### INFORMATION SHOWN
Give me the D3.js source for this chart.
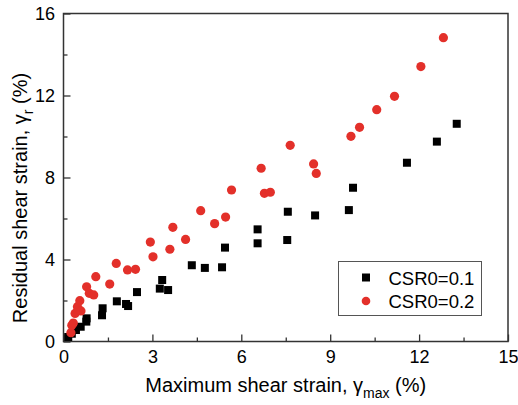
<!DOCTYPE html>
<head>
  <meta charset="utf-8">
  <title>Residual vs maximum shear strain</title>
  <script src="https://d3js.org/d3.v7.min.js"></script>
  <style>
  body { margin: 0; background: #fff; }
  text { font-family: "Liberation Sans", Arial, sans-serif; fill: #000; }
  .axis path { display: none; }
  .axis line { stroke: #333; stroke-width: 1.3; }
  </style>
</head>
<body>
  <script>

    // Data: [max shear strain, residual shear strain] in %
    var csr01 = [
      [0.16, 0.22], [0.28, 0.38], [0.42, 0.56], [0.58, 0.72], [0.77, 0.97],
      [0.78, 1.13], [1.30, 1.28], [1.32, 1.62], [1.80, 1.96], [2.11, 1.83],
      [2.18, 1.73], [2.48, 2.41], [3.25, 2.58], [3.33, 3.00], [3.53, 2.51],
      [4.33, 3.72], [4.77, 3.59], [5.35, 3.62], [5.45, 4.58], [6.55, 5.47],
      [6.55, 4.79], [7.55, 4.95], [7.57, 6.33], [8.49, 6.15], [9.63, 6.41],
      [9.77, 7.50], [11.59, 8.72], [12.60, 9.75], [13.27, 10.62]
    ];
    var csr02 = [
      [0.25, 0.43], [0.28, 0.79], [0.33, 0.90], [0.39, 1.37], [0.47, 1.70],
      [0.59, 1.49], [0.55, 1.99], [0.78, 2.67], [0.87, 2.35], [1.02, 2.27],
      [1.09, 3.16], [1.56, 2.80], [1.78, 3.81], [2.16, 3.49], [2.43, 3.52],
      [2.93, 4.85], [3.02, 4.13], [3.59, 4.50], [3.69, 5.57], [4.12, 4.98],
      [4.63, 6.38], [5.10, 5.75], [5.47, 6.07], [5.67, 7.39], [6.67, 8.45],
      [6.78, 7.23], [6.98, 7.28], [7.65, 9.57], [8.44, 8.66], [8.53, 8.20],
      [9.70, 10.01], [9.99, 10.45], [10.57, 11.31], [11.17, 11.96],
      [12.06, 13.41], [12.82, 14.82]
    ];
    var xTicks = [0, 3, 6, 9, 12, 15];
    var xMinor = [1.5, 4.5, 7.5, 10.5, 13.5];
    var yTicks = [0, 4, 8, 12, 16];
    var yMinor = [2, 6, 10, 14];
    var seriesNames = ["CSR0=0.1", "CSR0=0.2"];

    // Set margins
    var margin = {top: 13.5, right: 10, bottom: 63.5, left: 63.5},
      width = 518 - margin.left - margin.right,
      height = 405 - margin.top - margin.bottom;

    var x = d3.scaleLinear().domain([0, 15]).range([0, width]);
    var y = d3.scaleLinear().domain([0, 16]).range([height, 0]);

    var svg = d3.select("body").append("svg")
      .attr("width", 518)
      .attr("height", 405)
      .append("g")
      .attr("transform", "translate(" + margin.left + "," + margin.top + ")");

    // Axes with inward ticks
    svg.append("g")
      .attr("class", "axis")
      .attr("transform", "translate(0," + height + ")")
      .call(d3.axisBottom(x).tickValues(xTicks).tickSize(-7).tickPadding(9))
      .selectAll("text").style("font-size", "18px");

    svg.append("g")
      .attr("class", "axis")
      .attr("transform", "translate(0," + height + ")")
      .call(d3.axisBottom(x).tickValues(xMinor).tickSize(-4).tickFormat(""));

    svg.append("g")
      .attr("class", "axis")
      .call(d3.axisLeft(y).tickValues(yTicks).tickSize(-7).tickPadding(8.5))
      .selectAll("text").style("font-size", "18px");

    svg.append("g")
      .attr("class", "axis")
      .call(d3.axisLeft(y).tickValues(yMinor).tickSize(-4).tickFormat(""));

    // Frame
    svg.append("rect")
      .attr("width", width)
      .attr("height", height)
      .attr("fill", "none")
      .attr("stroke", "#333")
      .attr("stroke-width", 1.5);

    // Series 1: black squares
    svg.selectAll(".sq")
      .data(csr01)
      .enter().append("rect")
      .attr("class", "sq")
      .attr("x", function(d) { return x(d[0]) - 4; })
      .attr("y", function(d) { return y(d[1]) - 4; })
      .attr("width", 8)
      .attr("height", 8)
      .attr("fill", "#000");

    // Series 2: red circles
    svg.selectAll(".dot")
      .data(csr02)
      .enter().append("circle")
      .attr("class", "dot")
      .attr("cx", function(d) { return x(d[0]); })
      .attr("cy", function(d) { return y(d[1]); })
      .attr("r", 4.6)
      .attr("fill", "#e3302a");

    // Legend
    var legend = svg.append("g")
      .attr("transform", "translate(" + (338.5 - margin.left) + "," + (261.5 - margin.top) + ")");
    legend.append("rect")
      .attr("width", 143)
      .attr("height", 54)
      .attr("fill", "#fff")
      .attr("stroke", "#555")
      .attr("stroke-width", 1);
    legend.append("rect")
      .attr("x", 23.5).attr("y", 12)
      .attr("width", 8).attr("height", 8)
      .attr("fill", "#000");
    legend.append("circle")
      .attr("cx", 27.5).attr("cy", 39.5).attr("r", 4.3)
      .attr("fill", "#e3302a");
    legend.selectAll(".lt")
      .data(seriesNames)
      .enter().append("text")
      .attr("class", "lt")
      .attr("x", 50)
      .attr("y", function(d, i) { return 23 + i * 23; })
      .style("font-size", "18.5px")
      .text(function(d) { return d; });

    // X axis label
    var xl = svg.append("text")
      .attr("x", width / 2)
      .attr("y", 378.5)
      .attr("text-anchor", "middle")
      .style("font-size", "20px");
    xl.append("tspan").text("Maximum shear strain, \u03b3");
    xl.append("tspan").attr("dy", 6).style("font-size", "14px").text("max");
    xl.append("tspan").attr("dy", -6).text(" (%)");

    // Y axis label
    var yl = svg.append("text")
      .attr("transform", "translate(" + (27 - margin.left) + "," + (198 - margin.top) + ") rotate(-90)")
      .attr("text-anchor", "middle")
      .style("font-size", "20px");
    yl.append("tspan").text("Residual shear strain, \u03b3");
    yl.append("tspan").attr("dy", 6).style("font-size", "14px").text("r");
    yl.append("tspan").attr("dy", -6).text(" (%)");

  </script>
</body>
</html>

### DIRECTIONS FOR THIS TASK
Transcribe all the lines above exactly, apart from the pictures.

### CORRECT ANSWER
Give me the D3.js source for this chart.
<!DOCTYPE html>
<head>
  <meta charset="utf-8">
  <title>Residual vs maximum shear strain</title>
  <script src="https://d3js.org/d3.v7.min.js"></script>
  <style>
  body { margin: 0; background: #fff; }
  text { font-family: "Liberation Sans", Arial, sans-serif; fill: #000; }
  .axis path { display: none; }
  .axis line { stroke: #333; stroke-width: 1.3; }
  </style>
</head>
<body>
  <script>

    // Data: [max shear strain, residual shear strain] in %
    var csr01 = [
      [0.16, 0.22], [0.28, 0.38], [0.42, 0.56], [0.58, 0.72], [0.77, 0.97],
      [0.78, 1.13], [1.30, 1.28], [1.32, 1.62], [1.80, 1.96], [2.11, 1.83],
      [2.18, 1.73], [2.48, 2.41], [3.25, 2.58], [3.33, 3.00], [3.53, 2.51],
      [4.33, 3.72], [4.77, 3.59], [5.35, 3.62], [5.45, 4.58], [6.55, 5.47],
      [6.55, 4.79], [7.55, 4.95], [7.57, 6.33], [8.49, 6.15], [9.63, 6.41],
      [9.77, 7.50], [11.59, 8.72], [12.60, 9.75], [13.27, 10.62]
    ];
    var csr02 = [
      [0.25, 0.43], [0.28, 0.79], [0.33, 0.90], [0.39, 1.37], [0.47, 1.70],
      [0.59, 1.49], [0.55, 1.99], [0.78, 2.67], [0.87, 2.35], [1.02, 2.27],
      [1.09, 3.16], [1.56, 2.80], [1.78, 3.81], [2.16, 3.49], [2.43, 3.52],
      [2.93, 4.85], [3.02, 4.13], [3.59, 4.50], [3.69, 5.57], [4.12, 4.98],
      [4.63, 6.38], [5.10, 5.75], [5.47, 6.07], [5.67, 7.39], [6.67, 8.45],
      [6.78, 7.23], [6.98, 7.28], [7.65, 9.57], [8.44, 8.66], [8.53, 8.20],
      [9.70, 10.01], [9.99, 10.45], [10.57, 11.31], [11.17, 11.96],
      [12.06, 13.41], [12.82, 14.82]
    ];
    var xTicks = [0, 3, 6, 9, 12, 15];
    var xMinor = [1.5, 4.5, 7.5, 10.5, 13.5];
    var yTicks = [0, 4, 8, 12, 16];
    var yMinor = [2, 6, 10, 14];
    var seriesNames = ["CSR0=0.1", "CSR0=0.2"];

    // Set margins
    var margin = {top: 13.5, right: 10, bottom: 63.5, left: 63.5},
      width = 518 - margin.left - margin.right,
      height = 405 - margin.top - margin.bottom;

    var x = d3.scaleLinear().domain([0, 15]).range([0, width]);
    var y = d3.scaleLinear().domain([0, 16]).range([height, 0]);

    var svg = d3.select("body").append("svg")
      .attr("width", 518)
      .attr("height", 405)
      .append("g")
      .attr("transform", "translate(" + margin.left + "," + margin.top + ")");

    // Axes with inward ticks
    svg.append("g")
      .attr("class", "axis")
      .attr("transform", "translate(0," + height + ")")
      .call(d3.axisBottom(x).tickValues(xTicks).tickSize(-7).tickPadding(9))
      .selectAll("text").style("font-size", "18px");

    svg.append("g")
      .attr("class", "axis")
      .attr("transform", "translate(0," + height + ")")
      .call(d3.axisBottom(x).tickValues(xMinor).tickSize(-4).tickFormat(""));

    svg.append("g")
      .attr("class", "axis")
      .call(d3.axisLeft(y).tickValues(yTicks).tickSize(-7).tickPadding(8.5))
      .selectAll("text").style("font-size", "18px");

    svg.append("g")
      .attr("class", "axis")
      .call(d3.axisLeft(y).tickValues(yMinor).tickSize(-4).tickFormat(""));

    // Frame
    svg.append("rect")
      .attr("width", width)
      .attr("height", height)
      .attr("fill", "none")
      .attr("stroke", "#333")
      .attr("stroke-width", 1.5);

    // Series 1: black squares
    svg.selectAll(".sq")
      .data(csr01)
      .enter().append("rect")
      .attr("class", "sq")
      .attr("x", function(d) { return x(d[0]) - 4; })
      .attr("y", function(d) { return y(d[1]) - 4; })
      .attr("width", 8)
      .attr("height", 8)
      .attr("fill", "#000");

    // Series 2: red circles
    svg.selectAll(".dot")
      .data(csr02)
      .enter().append("circle")
      .attr("class", "dot")
      .attr("cx", function(d) { return x(d[0]); })
      .attr("cy", function(d) { return y(d[1]); })
      .attr("r", 4.6)
      .attr("fill", "#e3302a");

    // Legend
    var legend = svg.append("g")
      .attr("transform", "translate(" + (338.5 - margin.left) + "," + (261.5 - margin.top) + ")");
    legend.append("rect")
      .attr("width", 143)
      .attr("height", 54)
      .attr("fill", "#fff")
      .attr("stroke", "#555")
      .attr("stroke-width", 1);
    legend.append("rect")
      .attr("x", 23.5).attr("y", 12)
      .attr("width", 8).attr("height", 8)
      .attr("fill", "#000");
    legend.append("circle")
      .attr("cx", 27.5).attr("cy", 39.5).attr("r", 4.3)
      .attr("fill", "#e3302a");
    legend.selectAll(".lt")
      .data(seriesNames)
      .enter().append("text")
      .attr("class", "lt")
      .attr("x", 50)
      .attr("y", function(d, i) { return 23 + i * 23; })
      .style("font-size", "18.5px")
      .text(function(d) { return d; });

    // X axis label
    var xl = svg.append("text")
      .attr("x", width / 2)
      .attr("y", 378.5)
      .attr("text-anchor", "middle")
      .style("font-size", "20px");
    xl.append("tspan").text("Maximum shear strain, \u03b3");
    xl.append("tspan").attr("dy", 6).style("font-size", "14px").text("max");
    xl.append("tspan").attr("dy", -6).text(" (%)");

    // Y axis label
    var yl = svg.append("text")
      .attr("transform", "translate(" + (27 - margin.left) + "," + (198 - margin.top) + ") rotate(-90)")
      .attr("text-anchor", "middle")
      .style("font-size", "20px");
    yl.append("tspan").text("Residual shear strain, \u03b3");
    yl.append("tspan").attr("dy", 6).style("font-size", "14px").text("r");
    yl.append("tspan").attr("dy", -6).text(" (%)");

  </script>
</body>
</html>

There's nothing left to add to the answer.